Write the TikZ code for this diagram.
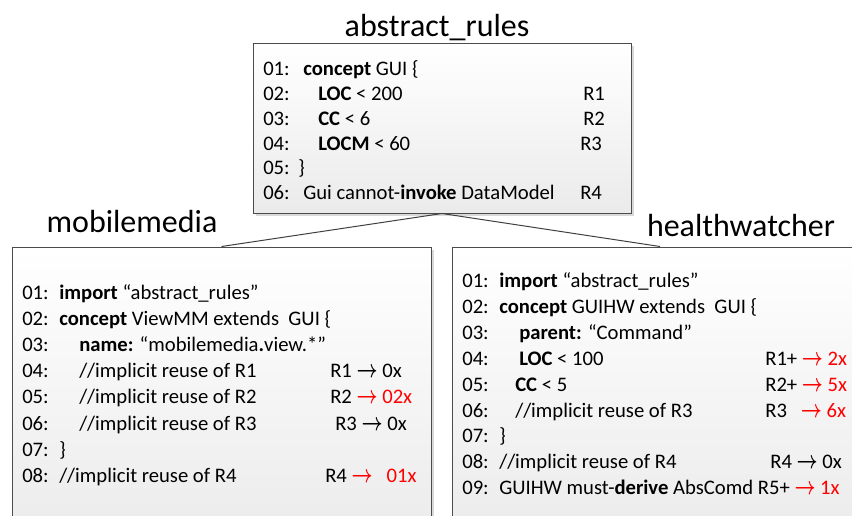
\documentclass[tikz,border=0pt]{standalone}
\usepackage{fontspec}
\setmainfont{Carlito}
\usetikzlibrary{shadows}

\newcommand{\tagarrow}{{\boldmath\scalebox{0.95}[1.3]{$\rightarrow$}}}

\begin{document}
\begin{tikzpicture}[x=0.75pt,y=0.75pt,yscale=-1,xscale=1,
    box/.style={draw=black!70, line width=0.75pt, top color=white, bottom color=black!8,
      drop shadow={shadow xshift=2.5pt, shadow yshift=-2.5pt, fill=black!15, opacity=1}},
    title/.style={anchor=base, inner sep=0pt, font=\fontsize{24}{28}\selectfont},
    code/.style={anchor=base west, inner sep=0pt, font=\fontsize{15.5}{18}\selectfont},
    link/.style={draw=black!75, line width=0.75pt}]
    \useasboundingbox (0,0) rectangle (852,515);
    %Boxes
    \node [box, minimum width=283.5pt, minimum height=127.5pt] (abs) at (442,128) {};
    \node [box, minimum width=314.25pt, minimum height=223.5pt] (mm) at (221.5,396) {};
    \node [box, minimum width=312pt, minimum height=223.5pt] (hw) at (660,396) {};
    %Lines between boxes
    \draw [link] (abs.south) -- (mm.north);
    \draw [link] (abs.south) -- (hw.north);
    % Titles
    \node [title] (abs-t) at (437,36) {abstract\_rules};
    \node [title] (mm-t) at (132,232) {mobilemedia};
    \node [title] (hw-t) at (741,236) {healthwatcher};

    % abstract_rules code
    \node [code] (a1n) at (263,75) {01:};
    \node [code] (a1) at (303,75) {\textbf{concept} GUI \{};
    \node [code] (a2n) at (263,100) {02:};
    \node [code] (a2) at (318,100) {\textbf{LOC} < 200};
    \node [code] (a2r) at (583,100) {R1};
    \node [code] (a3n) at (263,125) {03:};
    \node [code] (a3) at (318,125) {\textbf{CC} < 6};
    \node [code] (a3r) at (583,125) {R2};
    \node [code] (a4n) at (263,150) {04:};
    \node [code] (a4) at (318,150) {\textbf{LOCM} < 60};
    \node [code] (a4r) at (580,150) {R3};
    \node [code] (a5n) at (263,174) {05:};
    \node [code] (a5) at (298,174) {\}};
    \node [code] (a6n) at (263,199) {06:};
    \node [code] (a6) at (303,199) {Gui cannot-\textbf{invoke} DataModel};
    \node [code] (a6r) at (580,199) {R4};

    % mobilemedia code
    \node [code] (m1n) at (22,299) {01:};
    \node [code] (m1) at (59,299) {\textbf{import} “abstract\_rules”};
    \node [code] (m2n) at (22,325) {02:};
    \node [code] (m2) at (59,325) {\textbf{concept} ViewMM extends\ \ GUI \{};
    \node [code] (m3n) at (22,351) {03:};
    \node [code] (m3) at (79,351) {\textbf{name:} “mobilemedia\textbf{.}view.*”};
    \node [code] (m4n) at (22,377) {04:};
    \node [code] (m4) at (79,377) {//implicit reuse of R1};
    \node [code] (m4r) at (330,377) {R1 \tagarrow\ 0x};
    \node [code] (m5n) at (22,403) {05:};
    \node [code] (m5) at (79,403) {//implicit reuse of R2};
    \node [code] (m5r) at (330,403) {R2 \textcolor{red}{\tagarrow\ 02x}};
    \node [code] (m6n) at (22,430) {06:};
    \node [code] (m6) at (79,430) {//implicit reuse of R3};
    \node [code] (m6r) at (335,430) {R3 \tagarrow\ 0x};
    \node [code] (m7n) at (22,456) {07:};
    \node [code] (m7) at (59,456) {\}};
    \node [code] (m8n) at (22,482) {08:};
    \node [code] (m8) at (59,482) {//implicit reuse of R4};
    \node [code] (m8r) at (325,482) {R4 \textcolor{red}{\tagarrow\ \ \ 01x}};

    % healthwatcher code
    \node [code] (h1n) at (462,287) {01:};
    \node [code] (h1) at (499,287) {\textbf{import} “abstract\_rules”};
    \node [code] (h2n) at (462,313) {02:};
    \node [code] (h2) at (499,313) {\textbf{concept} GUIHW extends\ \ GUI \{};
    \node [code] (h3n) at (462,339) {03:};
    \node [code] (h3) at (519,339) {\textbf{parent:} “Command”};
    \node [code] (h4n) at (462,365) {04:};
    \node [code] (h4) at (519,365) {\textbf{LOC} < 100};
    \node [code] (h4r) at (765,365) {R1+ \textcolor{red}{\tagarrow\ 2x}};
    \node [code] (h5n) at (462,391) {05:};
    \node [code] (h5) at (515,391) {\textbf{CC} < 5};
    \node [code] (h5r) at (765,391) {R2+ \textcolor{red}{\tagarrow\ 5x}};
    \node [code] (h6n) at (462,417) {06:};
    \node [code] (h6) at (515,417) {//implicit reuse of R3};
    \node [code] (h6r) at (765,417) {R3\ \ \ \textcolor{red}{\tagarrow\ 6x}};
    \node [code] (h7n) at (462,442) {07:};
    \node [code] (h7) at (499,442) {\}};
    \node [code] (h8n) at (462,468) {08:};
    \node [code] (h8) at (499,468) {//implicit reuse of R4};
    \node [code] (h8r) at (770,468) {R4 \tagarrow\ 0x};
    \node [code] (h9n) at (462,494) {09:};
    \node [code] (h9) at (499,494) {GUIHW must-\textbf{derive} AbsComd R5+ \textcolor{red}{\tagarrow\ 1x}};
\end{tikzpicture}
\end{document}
----
## [PROMPT]
Restate the data word for word from its first line through the line with "[title] (hw-t) at", leaving out any picture along the way.

## [ANSWER TO THE TASK]
Write the TikZ code for this diagram.
\documentclass[tikz,border=0pt]{standalone}
\usepackage{fontspec}
\setmainfont{Carlito}
\usetikzlibrary{shadows}

\newcommand{\tagarrow}{{\boldmath\scalebox{0.95}[1.3]{$\rightarrow$}}}

\begin{document}
\begin{tikzpicture}[x=0.75pt,y=0.75pt,yscale=-1,xscale=1,
    box/.style={draw=black!70, line width=0.75pt, top color=white, bottom color=black!8,
      drop shadow={shadow xshift=2.5pt, shadow yshift=-2.5pt, fill=black!15, opacity=1}},
    title/.style={anchor=base, inner sep=0pt, font=\fontsize{24}{28}\selectfont},
    code/.style={anchor=base west, inner sep=0pt, font=\fontsize{15.5}{18}\selectfont},
    link/.style={draw=black!75, line width=0.75pt}]
    \useasboundingbox (0,0) rectangle (852,515);
    %Boxes
    \node [box, minimum width=283.5pt, minimum height=127.5pt] (abs) at (442,128) {};
    \node [box, minimum width=314.25pt, minimum height=223.5pt] (mm) at (221.5,396) {};
    \node [box, minimum width=312pt, minimum height=223.5pt] (hw) at (660,396) {};
    %Lines between boxes
    \draw [link] (abs.south) -- (mm.north);
    \draw [link] (abs.south) -- (hw.north);
    % Titles
    \node [title] (abs-t) at (437,36) {abstract\_rules};
    \node [title] (mm-t) at (132,232) {mobilemedia};
    \node [title] (hw-t) at (741,236) {healthwatcher};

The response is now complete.